La consideración de los europeos para con los nativos era evidentemente peyorativa y muchos se negaban siquiera a aprender sus idiomas y dialectos para facilitar la comunicación, forzándoles no sólo a adoptar una nueva lengua sino también esa fe extraña y ajena que los obligaba a cambiar de nombre mediante el bautismo o adorar a un hombre clavado en una cruz. La consecuencia de todo ello fue un hibridación de la cultura africana que, manchada por las imposiciones europeas, quedó fijada como una más de tantas culturas paganas, bárbaras o primitivas, del mismo modo que hicieran los romanos con los pueblos del norte (de los que puedes saber más pinchando aquí).
Portugal no renunciaría a su poder sobre África hasta bien entrado el 1900 y, a pesar del continuo intento de restitución cultural que lleva promoviéndose desde entonces, lo cierto es que su impronta sigue anexionada en los mecanismos de evolución social.

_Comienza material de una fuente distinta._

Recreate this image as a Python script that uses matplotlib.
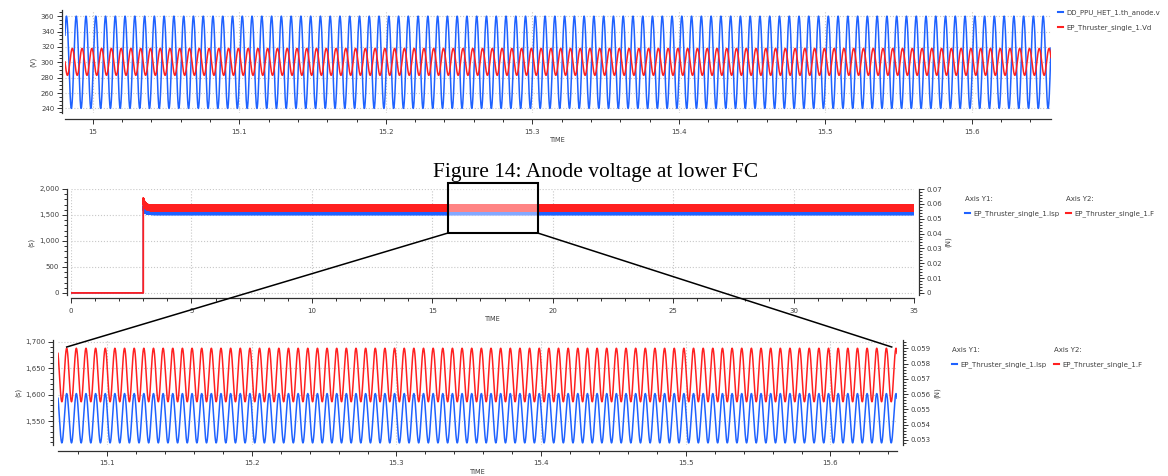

¿Y qué pasó después de Enrique?
Simple: Portugal no estaba dispuesto a detener sus intentonas invasoras, por lo que que incluso tras la muerte de Enrique, la misión expedicionaria continuó. Manuel I financió viajes a través de África con la intención de encontrar un paso hacia Asia que les permitiera el dominio de las especias, puesto que el influjo sobre América ya no era posible (si, hijo sí, siempre igual: que si las Molucas para aquí, que si las Molucas para allá…). De todas las expediciones, posiblemente la más afamada sea aquella que salió de Restelo el 8 de junio de 1497, con cuatro buques dirigidos por el explorador Vasco da Gama; un año más tarde, y tras diversas complicaciones, el capitán y sus marineros llegaron a Calicut, estableciendo una ruta alternativa a la española para alcanzar la India. Con ello el sueño de Enrique se había cumplido al tiempo que la rivalidad con España aumentaba, generando una competencia que tendría su máximo exponente en la trata de vidas humanas y la explotación minera.